As noted in this court's opinion in Mattila, the Court of Appeals rested its conclusion on two criteria characterizing an "inferior court" that it drew from the early opinions in Cole v. Marvin, 98 Or. 175, 193 P. 828 (1920) and Kirkwood v. Washington County, 32 Or. 568, 52 P. 568 (1898): Whether the court is subject either to appellate review or to supervisory control by the circuit court. Since appellate review of the district court had been removed from the circuit courts and "administrative supervision" over them is lodged in this court, ORS 1.002, the Court of Appeals concluded that neither criterion was met. 36 Or. App. 741-742. However, this conclusion is not compelled by the Kirkwood and Cole opinions. Those holdings did not depend on the two criteria. First, they involved review of the acts of county courts which were "inferior courts" directly by virtue of the constitutional text, as Cole v. Marvin held.[2]*454 Moreover, the opinions referred to the presence of appellate and supervisory power as sufficient but not necessarily as exclusive criteria. As mentioned in Mattila v. Mason, supra, courts whose jurisdiction is limited in the amount, gravity, or legal difficulty of the cases assigned to them are often described as "inferior" to courts of general jurisdiction. See 287 Or. at 242-244, 598 P.2d 675. Finally, it begs the question to decide whether a district court is subject to writs of review or of mandamus from a circuit court by asking whether it is under the circuit court's supervisory control. The control exists if these or other writs apply and not if they do not. Long before Kirkwood and Cole, this court stated that "[t]he supervisory control exercised by the Circuit Court [over a county court], as a general rule, is to be exercised by mandamus, the writ of review, or an appeal...." Douglas County Road Co. v. Douglas County, 5 Or. 373, 374 (1875); so but for the modifying phrase "administrative" supervision inserted by the Court of Appeals, the search for supervisory authority as a premise for the writs of review or mandamus is inescapably circular.
As held in Mattila v. Mason, supra, district courts remain "inferior" courts within the meaning of ORS chapter 34 so as to be subject to writs of mandamus issued by circuit courts, and they are thus also "inferior courts" for purposes of the writ of review by a test of supervisory control. Apart from this verbal characterization as "inferior," however, the question remains whether circuit court review of district court decisions by means of the writ of review was meant to survive and coexist with the creation of direct appeals from the district court to the Court of Appeals.
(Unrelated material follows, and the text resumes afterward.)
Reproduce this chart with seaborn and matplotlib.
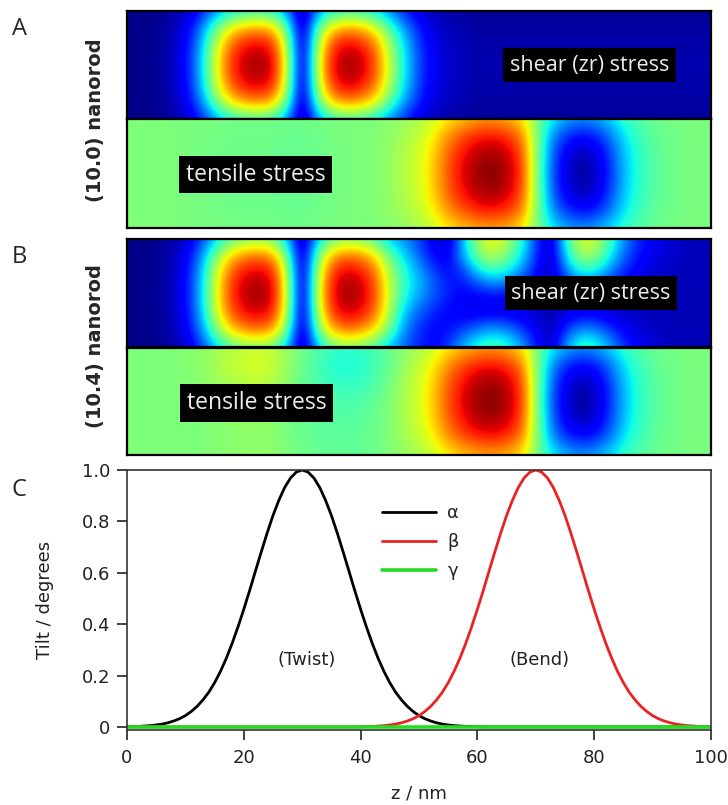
import numpy as np
import pandas as pd
import matplotlib
matplotlib.use("Agg")
import matplotlib.pyplot as plt
import seaborn as sns

# ---------------- data ----------------
# stress maps: columns at z = 0, 2.5, ..., 100 nm ; rows from top edge to bottom edge
# (jet colour scale, 0 = dark blue ... 1 = dark red)

# shear (zr) stress from twisting: centre-row profile and vertical envelope
shear_mid = [0.01, 0.01, 0.02, 0.05, 0.12, 0.30, 0.60, 0.84, 0.95, 0.98, 0.93,
             0.58, 0.00, 0.58, 0.90, 0.98, 0.95, 0.83, 0.58, 0.36, 0.19, 0.10,
             0.07, 0.05, 0.04, 0.04, 0.04, 0.04, 0.04, 0.04, 0.04, 0.04, 0.04,
             0.04, 0.04, 0.04, 0.04, 0.04, 0.04, 0.04, 0.04]
shear_a_rows = [0.40, 0.78, 0.95, 1.00, 0.96, 0.80, 0.42]
shear_b_rows = [0.50, 0.82, 0.96, 1.00, 0.96, 0.82, 0.50]
shear_bg = 0.01

# panel B shear map, right part (z = 47.5 ... 100 nm, 22 columns), read directly
shear_b_right = [
    [0.26, 0.18, 0.10, 0.05, 0.32, 0.55, 0.66, 0.57, 0.40, 0.18, 0.04,
     0.40, 0.62, 0.60, 0.44, 0.27, 0.16, 0.11, 0.08, 0.06, 0.05, 0.05],
    [0.34, 0.22, 0.12, 0.10, 0.30, 0.50, 0.58, 0.50, 0.36, 0.16, 0.04,
     0.34, 0.55, 0.53, 0.38, 0.22, 0.14, 0.09, 0.07, 0.06, 0.05, 0.05],
    [0.40, 0.30, 0.20, 0.13, 0.16, 0.30, 0.38, 0.34, 0.24, 0.12, 0.04,
     0.22, 0.35, 0.34, 0.24, 0.15, 0.10, 0.07, 0.06, 0.05, 0.05, 0.05],
    [0.40, 0.30, 0.22, 0.16, 0.12, 0.13, 0.15, 0.14, 0.11, 0.08, 0.04,
     0.11, 0.15, 0.14, 0.11, 0.08, 0.06, 0.05, 0.05, 0.05, 0.05, 0.05],
    [0.32, 0.22, 0.16, 0.12, 0.09, 0.07, 0.07, 0.07, 0.07, 0.06, 0.04,
     0.06, 0.07, 0.07, 0.06, 0.05, 0.05, 0.05, 0.05, 0.05, 0.05, 0.05],
    [0.26, 0.17, 0.12, 0.13, 0.18, 0.24, 0.28, 0.25, 0.18, 0.10, 0.04,
     0.17, 0.26, 0.25, 0.18, 0.11, 0.08, 0.06, 0.05, 0.05, 0.05, 0.05],
    [0.22, 0.15, 0.12, 0.18, 0.32, 0.42, 0.46, 0.42, 0.30, 0.15, 0.04,
     0.28, 0.44, 0.42, 0.30, 0.18, 0.11, 0.08, 0.06, 0.05, 0.05, 0.05],
]

# tensile stress (both rods): centre-row profile and vertical envelope
tensile_mid = [0.50, 0.50, 0.50, 0.50, 0.50, 0.49, 0.49, 0.48, 0.48, 0.48, 0.48,
               0.47, 0.47, 0.48, 0.49, 0.50, 0.50, 0.51, 0.53, 0.57, 0.61, 0.70,
               0.83, 0.92, 0.98, 1.00, 0.96, 0.86, 0.52, 0.22, 0.08, 0.02, 0.05,
               0.16, 0.31, 0.40, 0.45, 0.48, 0.49, 0.50, 0.50]
tensile_rows = [0.46, 0.80, 0.95, 1.00, 0.95, 0.80, 0.46]
tensile_bg = 0.50

# panel B, extra tensile features of the (10.4) rod (yellow near 22 nm, cyan near 38 nm)
tensile_b_extra = [0.0, 0.0, 0.0, 0.0, 0.01, 0.03, 0.06, 0.10, 0.12, 0.13, 0.11,
                   0.06, 0.0, -0.05, -0.10, -0.12, -0.11, -0.08, -0.05, -0.02, 0.0,
                   0.0, 0.0, 0.0, 0.0, 0.0, 0.0, 0.0, 0.0, 0.0, 0.0, 0.0, 0.0,
                   0.0, 0.0, 0.0, 0.0, 0.0, 0.0, 0.0, 0.0]
tensile_b_extra_rows = [0.75, 1.00, 0.75, 0.50, 0.38, 0.30, 0.28]

# panel C: tilt angles along the rod (every 1 nm)
z_nm = list(range(0, 101))
alpha = [0.001, 0.0014, 0.002, 0.0034, 0.005, 0.0076, 0.011, 0.016, 0.023, 0.032,
         0.044, 0.060, 0.080, 0.105, 0.135, 0.172, 0.216, 0.267, 0.325, 0.389,
         0.458, 0.531, 0.607, 0.682, 0.755, 0.823, 0.882, 0.932, 0.969, 0.992,
         1.000, 0.992, 0.969, 0.932, 0.882, 0.823, 0.755, 0.682, 0.607, 0.531,
         0.458, 0.389, 0.325, 0.267, 0.216, 0.172, 0.135, 0.105, 0.080, 0.060,
         0.044, 0.032, 0.023, 0.016, 0.011, 0.0076, 0.005, 0.0034, 0.002, 0.0014,
         0.001] + [0.0] * 40
beta = [0.0] * 40 + [
         0.001, 0.0014, 0.002, 0.0034, 0.005, 0.0076, 0.011, 0.016, 0.023, 0.032,
         0.044, 0.060, 0.080, 0.105, 0.135, 0.172, 0.216, 0.267, 0.325, 0.389,
         0.458, 0.531, 0.607, 0.682, 0.755, 0.823, 0.882, 0.932, 0.969, 0.992,
         1.000, 0.992, 0.969, 0.932, 0.882, 0.823, 0.755, 0.682, 0.607, 0.531,
         0.458, 0.389, 0.325, 0.267, 0.216, 0.172, 0.135, 0.105, 0.080, 0.060,
         0.044, 0.032, 0.023, 0.016, 0.011, 0.0076, 0.005, 0.0034, 0.002, 0.0014,
         0.001]
gamma = [0.0] * len(z_nm)
series_names = ["α", "β", "γ"]
series_colors = ["black", "#ec2222", "#22dd22"]

x_ticks = [0, 20, 40, 60, 80, 100]
y_ticks = [0, 0.2, 0.4, 0.6, 0.8, 1.0]
y_tick_labels = ["0", "0.2", "0.4", "0.6", "0.8", "1.0"]

# ---------------- tables built from the arrays ----------------
shear_mid_arr = np.array(shear_mid)
shear_a = shear_bg + np.outer(shear_a_rows, shear_mid_arr - shear_bg)
shear_b_left = shear_bg + np.outer(shear_b_rows, shear_mid_arr - shear_bg)
shear_b = np.hstack([shear_b_left[:, :19], np.array(shear_b_right)])
tensile_a = tensile_bg + np.outer(tensile_rows, np.array(tensile_mid) - tensile_bg)
tensile_b = tensile_a + np.outer(tensile_b_extra_rows, tensile_b_extra)

df = pd.DataFrame({
    "z": z_nm * 3,
    "tilt": alpha + beta + gamma,
    "angle": [series_names[0]] * len(z_nm) + [series_names[1]] * len(z_nm)
             + [series_names[2]] * len(z_nm),
})

# ---------------- drawing ----------------
sns.set_theme(style="ticks")
plt.rcParams["font.family"] = ["DejaVu Sans"]

W, H = 728, 805
fig = plt.figure(figsize=(W / 100, H / 100), dpi=100)


def px_axes(left, top, right, bottom):
    return fig.add_axes([left / W, 1 - bottom / H, (right - left) / W, (bottom - top) / H])


n_rows = 7
dz = 100 / 40
extent = (-dz / 2, 100 + dz / 2, -0.5 / (n_rows - 1), 1 + 0.5 / (n_rows - 1))
label_font = ["Open Sans", "DejaVu Sans"]


def stress_map(ax, data, label, lx, ly, size):
    ax.imshow(data, cmap="jet", vmin=0, vmax=1, aspect="auto", origin="upper",
              interpolation="bicubic", interpolation_stage="data", extent=extent)
    ax.set_xlim(0, 100)
    ax.set_ylim(0, 1)
    ax.set_xticks([])
    ax.set_yticks([])
    for s in ax.spines.values():
        s.set_color("black")
        s.set_linewidth(1.6)
    ax.text(lx, ly, label, transform=ax.transAxes, ha="center", va="center",
            color="#ededed", fontsize=size, family=label_font,
            bbox=dict(boxstyle="square,pad=0.3", fc="black", ec="none"))


ax_as = px_axes(127, 11, 711, 119)
ax_at = px_axes(127, 119, 711, 228)
ax_bs = px_axes(127, 239, 711, 347.5)
ax_bt = px_axes(127, 347.5, 711, 454.5)

stress_map(ax_as, shear_a, "shear (zr) stress", 0.792, 0.50, 15.5)
stress_map(ax_at, tensile_a, "tensile stress", 0.220, 0.49, 16.5)
stress_map(ax_bs, shear_b, "shear (zr) stress", 0.794, 0.50, 15.5)
stress_map(ax_bt, tensile_b, "tensile stress", 0.222, 0.48, 16.5)

fig.text(96 / W, 1 - 120 / H, "(10.0) nanorod", rotation=90, ha="center", va="center",
         fontsize=14, fontweight="bold")
fig.text(96 / W, 1 - 346 / H, "(10.4) nanorod", rotation=90, ha="center", va="center",
         fontsize=14, fontweight="bold")

letter_font = ["Liberation Sans Narrow", "Open Sans", "DejaVu Sans"]
fig.text(19 / W, 1 - 29 / H, "A", ha="center", va="center", fontsize=17, family=letter_font)
fig.text(19 / W, 1 - 257 / H, "B", ha="center", va="center", fontsize=17, family=letter_font)
fig.text(19 / W, 1 - 490 / H, "C", ha="center", va="center", fontsize=17, family=letter_font)

# panel C
axc = px_axes(127, 470, 711, 730)
sns.lineplot(data=df, x="z", y="tilt", hue="angle", hue_order=series_names,
             palette=series_colors, linewidth=2.0, ax=axc, legend=False)
axc.lines[2].set_linewidth(2.6)
axc.set_xlim(0, 100)
axc.set_ylim(-0.012, 1.0)
axc.set_xticks(x_ticks)
axc.set_xticklabels([str(t) for t in x_ticks])
axc.set_yticks(y_ticks)
axc.set_yticklabels(y_tick_labels)
axc.tick_params(direction="out", length=7, width=1.2, labelsize=13, colors="#222222", pad=5)
axc.tick_params(axis="x", pad=7)
for s in axc.spines.values():
    s.set_color("#333333")
    s.set_linewidth(1.2)
axc.set_xlabel("z / nm", fontsize=13, color="#222222")
axc.set_ylabel("Tilt / degrees", fontsize=13, color="#222222")
axc.xaxis.set_label_coords(0.5, -0.21)
axc.yaxis.set_label_coords(-0.125, 0.5)

axc.legend(axc.lines[:3], series_names, loc="center", bbox_to_anchor=(0.503, 0.722),
           frameon=False, handlelength=3.0, fontsize=13, labelspacing=0.62, handletextpad=0.6)

axc.text(30.7, 0.26, "(Twist)", ha="center", va="center", fontsize=13, color="#222222")
axc.text(70.7, 0.26, "(Bend)", ha="center", va="center", fontsize=13, color="#222222")

fig.savefig("out.png", dpi=100)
There is no evidence that this result was not meant to follow the enactment of Or. Laws 1975, ch. 611, nor for that matter that it was; as the Court of Appeals said, the legislative history is uninformative on the question.
If the coexistence of two parallel channels of review seems an anomaly, this might suggest that the provision of a direct appeal on the record implied a legislative policy that the district court, in consequence, would no longer be "inferior" to the circuit court, as the Court of Appeals concluded. But the duplication of remedies has not necessarily been regarded as anomalous. Before the enactment of chapter 611, review by writ of review coexisted with direct "appeals" from the district court to the circuit court. ORS 46.250 (amended 1975). See, e.g., Asher v. Pitchford, 167 Or. 70, 115 P.2d 337 (1941). ORS 34.040, supra note 1, expressly provided and still provides that "[t]he fact that the right of appeal exists is no bar to the issuance of the writ." If that was the deliberate legislative policy when an appeal was available to the circuit court, we are not justified in reading that policy out of ORS 34.040 when the appeal was shifted to the Court of Appeals.[3] Thus the circuit court retained jurisdiction to entertain plaintiff's petition for a writ of review in this case.
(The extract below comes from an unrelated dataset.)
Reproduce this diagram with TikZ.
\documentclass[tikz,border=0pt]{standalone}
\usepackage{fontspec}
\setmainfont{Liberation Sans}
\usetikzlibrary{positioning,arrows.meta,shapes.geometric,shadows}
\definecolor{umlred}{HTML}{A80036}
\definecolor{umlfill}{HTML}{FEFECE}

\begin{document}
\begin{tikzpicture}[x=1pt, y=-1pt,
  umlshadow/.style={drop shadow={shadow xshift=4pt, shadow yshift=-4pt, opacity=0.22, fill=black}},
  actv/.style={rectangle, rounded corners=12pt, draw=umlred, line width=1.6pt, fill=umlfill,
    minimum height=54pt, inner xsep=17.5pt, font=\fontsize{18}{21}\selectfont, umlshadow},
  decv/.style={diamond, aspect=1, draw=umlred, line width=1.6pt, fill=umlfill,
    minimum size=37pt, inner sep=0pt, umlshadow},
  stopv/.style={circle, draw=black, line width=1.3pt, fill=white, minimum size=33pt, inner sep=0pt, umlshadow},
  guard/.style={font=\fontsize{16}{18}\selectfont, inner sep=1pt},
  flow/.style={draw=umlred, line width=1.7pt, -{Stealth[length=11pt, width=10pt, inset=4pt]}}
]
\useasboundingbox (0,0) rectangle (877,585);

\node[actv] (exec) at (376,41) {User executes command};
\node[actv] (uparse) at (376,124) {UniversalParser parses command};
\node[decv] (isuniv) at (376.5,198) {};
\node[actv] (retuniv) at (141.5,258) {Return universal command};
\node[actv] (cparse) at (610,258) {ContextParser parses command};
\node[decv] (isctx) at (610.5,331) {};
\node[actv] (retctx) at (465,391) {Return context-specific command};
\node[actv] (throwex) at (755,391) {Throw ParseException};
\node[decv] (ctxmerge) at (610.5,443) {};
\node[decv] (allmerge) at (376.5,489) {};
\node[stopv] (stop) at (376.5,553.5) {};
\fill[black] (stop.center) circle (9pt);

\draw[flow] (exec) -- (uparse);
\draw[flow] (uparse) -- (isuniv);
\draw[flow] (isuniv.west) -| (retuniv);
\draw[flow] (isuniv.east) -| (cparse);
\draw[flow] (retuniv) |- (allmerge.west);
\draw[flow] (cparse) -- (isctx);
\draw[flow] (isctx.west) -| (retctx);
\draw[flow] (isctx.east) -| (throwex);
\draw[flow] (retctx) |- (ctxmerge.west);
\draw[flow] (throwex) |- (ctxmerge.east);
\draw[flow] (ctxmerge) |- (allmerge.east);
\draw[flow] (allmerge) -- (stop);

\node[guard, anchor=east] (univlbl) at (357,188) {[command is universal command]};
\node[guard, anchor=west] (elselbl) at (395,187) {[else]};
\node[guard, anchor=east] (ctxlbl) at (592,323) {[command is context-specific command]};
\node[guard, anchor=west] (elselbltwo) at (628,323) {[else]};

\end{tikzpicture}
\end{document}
The merits of that petition were not considered by the Court of Appeals and have not been briefed or argued in the petition for review in this court. Accordingly, the decision of the Court of Appeals is reversed *455 and the case is remanded for further consideration.
Reversed and remanded.
NOTES
[*] Bryson, J., retired April 1, 1979.
[1] ORS 34.020:
"Any party to any process or proceeding before or by any inferior court, officer, or tribunal may have the decision or determination thereof reviewed for errors, as provided in ORS 34.010 to 34.100, and not otherwise. Upon a review, the court may review any intermediate order involving the merits and necessarily affecting the decision or determination sought to be reviewed."
ORS 34.040:
"The writ shall be allowed in all cases where the inferior court, officer, or tribunal other than an agency as defined in subsection (1) of ORS 183.310 in the exercise of judicial or quasi-judicial functions appears to have:
"(1) Exceeded its or his jurisdiction;
"(2) Failed to follow the procedure applicable to the matter before it or him;
"(3) Made a finding or order not supported by reliable, probative and substantial evidence; or
"(4) Improperly construed the applicable law;
to the injury of some substantial right of the plaintiff, and not otherwise. The fact that the right of appeal exists is no bar to the issuance of the writ."
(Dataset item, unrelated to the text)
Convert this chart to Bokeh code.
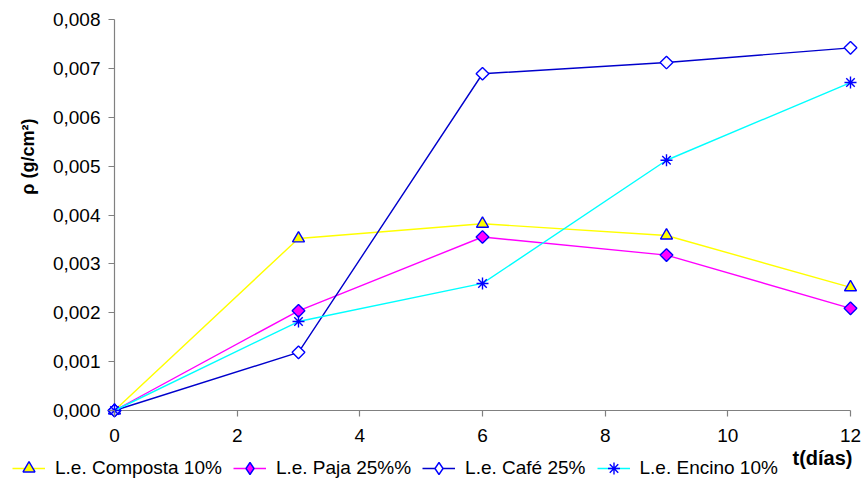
import numpy as np
from bokeh.plotting import figure
from bokeh.layouts import column
from bokeh.models import FixedTicker, Legend, LegendItem, Range1d, Label, Title
from bokeh.embed import file_html
from bokeh.resources import INLINE

# ---- data ----
dias = [0, 3, 6, 9, 12]
composta = [0.0, 0.00352, 0.00382, 0.00358, 0.00252]
paja = [0.0, 0.00204, 0.00355, 0.00318, 0.00209]
cafe = [0.0, 0.00119, 0.00689, 0.00712, 0.00742]
encino = [0.0, 0.00182, 0.00260, 0.00512, 0.00671]

series_names = ["L.e. Composta 10%", "L.e. Paja 25%%", "L.e. Café 25%", "L.e. Encino 10%"]
x_ticks = [0, 2, 4, 6, 8, 10, 12]
y_ticks = [0.0, 0.001, 0.002, 0.003, 0.004, 0.005, 0.006, 0.007, 0.008]
y_tick_labels = ["0,000", "0,001", "0,002", "0,003", "0,004", "0,005", "0,006", "0,007", "0,008"]
x_title = "t(días)"
y_title = "ρ (g/cm²)"

FONT = "Liberation Sans"
AXIS_COLOR = "#808080"
W = 863
H_MAIN = 448
H_LEG = 486 - H_MAIN

# pixel padding so edge markers are not clipped by the frame
pad_px = 8
x_px_per = (850 - 114) / 12.0
y_px_per = (410 - 19) / 0.008
x_pad = pad_px / x_px_per
y_pad = pad_px / y_px_per

p = figure(width=W, height=H_MAIN, output_backend="svg", toolbar_location=None,
           x_range=Range1d(x_ticks[0] - x_pad, x_ticks[-1] + x_pad),
           y_range=Range1d(y_ticks[0] - y_pad, y_ticks[-1] + y_pad),
           min_border_left=114 - pad_px, min_border_right=W - 850 - pad_px,
           min_border_top=19 - pad_px, min_border_bottom=H_MAIN - (410 + pad_px))
p.outline_line_color = None
p.grid.grid_line_color = None
p.background_fill_color = "white"
p.border_fill_color = "white"

# axis lines drawn at the data origin (from the tick arrays)
p.segment(x0=[x_ticks[0]], y0=[y_ticks[0]], x1=[x_ticks[-1]], y1=[y_ticks[0]],
          line_color=AXIS_COLOR, line_width=1.2)
p.segment(x0=[x_ticks[0]], y0=[y_ticks[0]], x1=[x_ticks[0]], y1=[y_ticks[-1]],
          line_color=AXIS_COLOR, line_width=1.2)

# axes (ticks shifted so that they start at the data origin)
xa = p.xaxis[0]
xa.ticker = FixedTicker(ticks=x_ticks)
xa.axis_line_color = None
xa.major_tick_line_color = AXIS_COLOR
xa.major_tick_line_width = 1.2
xa.major_tick_in = pad_px
xa.major_tick_out = -2
xa.minor_tick_line_color = None
xa.major_label_text_font = FONT
xa.major_label_text_font_size = "19px"
xa.major_label_text_color = "black"
xa.major_label_standoff = 10

ya = p.yaxis[0]
ya.ticker = FixedTicker(ticks=y_ticks)
ya.major_label_overrides = {v: s for v, s in zip(y_ticks, y_tick_labels)}
ya.axis_line_color = None
ya.major_tick_line_color = AXIS_COLOR
ya.major_tick_line_width = 1.2
ya.major_tick_in = pad_px
ya.major_tick_out = -2
ya.minor_tick_line_color = None
ya.major_label_text_font = FONT
ya.major_label_text_font_size = "19px"
ya.major_label_text_color = "black"
ya.major_label_standoff = 6

# y title placed towards the top of the left side
p.add_layout(Title(text=y_title, align="right", offset=118 - (19 - pad_px), standoff=19,
                   vertical_align="top",
                   text_font=FONT, text_font_size="18px", text_font_style="bold",
                   text_color="black"), "left")

# legend strip (second figure, whole canvas is its frame)
p2 = figure(width=W, height=H_LEG, output_backend="svg", toolbar_location=None,
            x_range=Range1d(0, W), y_range=Range1d(0, H_LEG),
            x_axis_type=None, y_axis_type=None,
            min_border_left=0, min_border_right=0, min_border_top=0, min_border_bottom=0)
p2.outline_line_color = None
p2.grid.grid_line_color = None
p2.background_fill_color = "white"
p2.border_fill_color = "white"

for fig in (p, p2):
    try:
        fig.frame_align = False
    except Exception:
        pass

specs = [
    (composta, "#FFFF00", "triangle", "triangle", "#FFFF00", 12, 0.0),
    (paja, "#FF00FF", "square", "diamond", "#FF00FF", 9, np.pi / 4),
    (cafe, "#0000CC", "square", "diamond", "white", 9, np.pi / 4),
    (encino, "#00FFFF", "asterisk", "asterisk", "#0000FF", 12, 0.0),
]
items = []
for name, (vals, lcol, mk, lmk, fcol, sz, ang) in zip(series_names, specs):
    p.line(dias, vals, line_color=lcol, line_width=1.4)
    p.scatter(dias, vals, marker=mk, size=sz, angle=ang,
              fill_color=fcol, line_color="#0000FF", line_width=1.4)
    # legend proxies (hidden) in the strip figure
    l2 = p2.line(dias, vals, line_color=lcol, line_width=1.4, visible=False)
    s2 = p2.scatter(dias, vals, marker=lmk, size=sz,
                    fill_color=fcol, line_color="#0000FF", line_width=1.4, visible=False)
    items.append(LegendItem(label=name, renderers=[l2, s2]))

legend = Legend(items=items, orientation="horizontal", location=(12, 3),
                glyph_width=33, glyph_height=30, label_standoff=10, spacing=11,
                padding=0, margin=0, border_line_color=None,
                background_fill_alpha=0,
                label_text_font=FONT, label_text_font_size="19px",
                label_text_color="black")
p2.add_layout(legend, "center")

p2.add_layout(Label(x=852, y=486 - 462 + 5, text=x_title, text_align="right",
                    text_baseline="alphabetic",
                    text_font=FONT, text_font_size="20px", text_font_style="bold",
                    text_color="black"))

layout = column(p, p2, spacing=0)
open("out.html", "w").write(file_html(layout, INLINE))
[2] Or.Const. art. VII (orig.) § 9 provides:
"All judicial power, authority, and jurisdiction not vested by this Constitution, or by laws consistent therewith, exclusively in some other Court shall belong to the Circuit Courts, and they shall have appellate jurisdiction, and supervisory control over the County Courts, and all other inferior Courts, Officers, and tribunals."
The court held that the reference to county courts and other inferior courts necessarily ranked county courts as inferior to circuit courts. 98 Or. at 180-181, 193 P. 828.
[3] Cases tried after November 1, 1979, will be governed by the newly amended version of ORS 34.040:
"The writ shall be allowed in all cases where the inferior court including a district court, officer, or tribunal other than an agency as defined in subsection (1) of ORS 183.310 in the exercise of judicial or quasi-judicial functions appears to have:
"(1) Exceeded its jurisdiction;
"(2) Failed to follow the procedure applicable to the matter before it;
"(3) Made a finding or order not supported by substantial evidence in the whole record;
"(4) Improperly construed the applicable law; or
"(5) Rendered a decision that is unconstitutional, to the injury of some substantial interest of the plaintiff, and not otherwise. The fact that the right of appeal exists is no bar to the issuance of the writ."